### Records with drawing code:
* * * * * * *

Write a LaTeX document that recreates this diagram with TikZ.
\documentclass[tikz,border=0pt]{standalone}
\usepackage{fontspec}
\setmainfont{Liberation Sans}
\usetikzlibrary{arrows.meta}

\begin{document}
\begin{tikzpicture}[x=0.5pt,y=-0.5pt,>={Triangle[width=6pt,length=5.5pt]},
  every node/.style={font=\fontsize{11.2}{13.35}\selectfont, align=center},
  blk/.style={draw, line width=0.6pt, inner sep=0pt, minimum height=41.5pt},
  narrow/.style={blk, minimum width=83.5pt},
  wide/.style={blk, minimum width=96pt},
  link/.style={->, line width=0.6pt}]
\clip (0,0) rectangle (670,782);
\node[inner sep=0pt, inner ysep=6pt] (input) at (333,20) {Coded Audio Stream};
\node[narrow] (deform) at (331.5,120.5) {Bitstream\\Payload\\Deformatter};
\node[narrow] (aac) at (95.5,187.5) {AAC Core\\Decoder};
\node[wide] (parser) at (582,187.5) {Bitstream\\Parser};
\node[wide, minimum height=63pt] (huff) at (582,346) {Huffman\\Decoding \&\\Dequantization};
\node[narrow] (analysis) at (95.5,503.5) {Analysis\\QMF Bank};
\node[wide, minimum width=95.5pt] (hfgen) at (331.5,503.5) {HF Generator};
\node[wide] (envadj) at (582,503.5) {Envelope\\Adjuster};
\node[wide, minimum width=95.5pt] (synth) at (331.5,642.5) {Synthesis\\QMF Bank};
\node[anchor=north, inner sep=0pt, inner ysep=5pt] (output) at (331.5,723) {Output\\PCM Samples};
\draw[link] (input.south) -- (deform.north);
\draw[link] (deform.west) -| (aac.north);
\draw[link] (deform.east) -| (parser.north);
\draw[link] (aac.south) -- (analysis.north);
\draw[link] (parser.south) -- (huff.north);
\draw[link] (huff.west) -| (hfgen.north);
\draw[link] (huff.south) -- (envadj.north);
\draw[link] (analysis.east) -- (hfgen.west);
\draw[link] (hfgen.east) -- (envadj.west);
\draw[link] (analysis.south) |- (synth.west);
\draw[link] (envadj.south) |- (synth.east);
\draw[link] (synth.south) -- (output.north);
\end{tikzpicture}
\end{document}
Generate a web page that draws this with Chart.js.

* * * * * * *

### Problem:
Return the lines above exactly, keeping every word.

### Exercise output:
Write a LaTeX document that recreates this diagram with TikZ.
\documentclass[tikz,border=0pt]{standalone}
\usepackage{fontspec}
\setmainfont{Liberation Sans}
\usetikzlibrary{arrows.meta}

\begin{document}
\begin{tikzpicture}[x=0.5pt,y=-0.5pt,>={Triangle[width=6pt,length=5.5pt]},
  every node/.style={font=\fontsize{11.2}{13.35}\selectfont, align=center},
  blk/.style={draw, line width=0.6pt, inner sep=0pt, minimum height=41.5pt},
  narrow/.style={blk, minimum width=83.5pt},
  wide/.style={blk, minimum width=96pt},
  link/.style={->, line width=0.6pt}]
\clip (0,0) rectangle (670,782);
\node[inner sep=0pt, inner ysep=6pt] (input) at (333,20) {Coded Audio Stream};
\node[narrow] (deform) at (331.5,120.5) {Bitstream\\Payload\\Deformatter};
\node[narrow] (aac) at (95.5,187.5) {AAC Core\\Decoder};
\node[wide] (parser) at (582,187.5) {Bitstream\\Parser};
\node[wide, minimum height=63pt] (huff) at (582,346) {Huffman\\Decoding \&\\Dequantization};
\node[narrow] (analysis) at (95.5,503.5) {Analysis\\QMF Bank};
\node[wide, minimum width=95.5pt] (hfgen) at (331.5,503.5) {HF Generator};
\node[wide] (envadj) at (582,503.5) {Envelope\\Adjuster};
\node[wide, minimum width=95.5pt] (synth) at (331.5,642.5) {Synthesis\\QMF Bank};
\node[anchor=north, inner sep=0pt, inner ysep=5pt] (output) at (331.5,723) {Output\\PCM Samples};
\draw[link] (input.south) -- (deform.north);
\draw[link] (deform.west) -| (aac.north);
\draw[link] (deform.east) -| (parser.north);
\draw[link] (aac.south) -- (analysis.north);
\draw[link] (parser.south) -- (huff.north);
\draw[link] (huff.west) -| (hfgen.north);
\draw[link] (huff.south) -- (envadj.north);
\draw[link] (analysis.east) -- (hfgen.west);
\draw[link] (hfgen.east) -- (envadj.west);
\draw[link] (analysis.south) |- (synth.west);
\draw[link] (envadj.south) |- (synth.east);
\draw[link] (synth.south) -- (output.north);
\end{tikzpicture}
\end{document}
Generate a web page that draws this with Chart.js.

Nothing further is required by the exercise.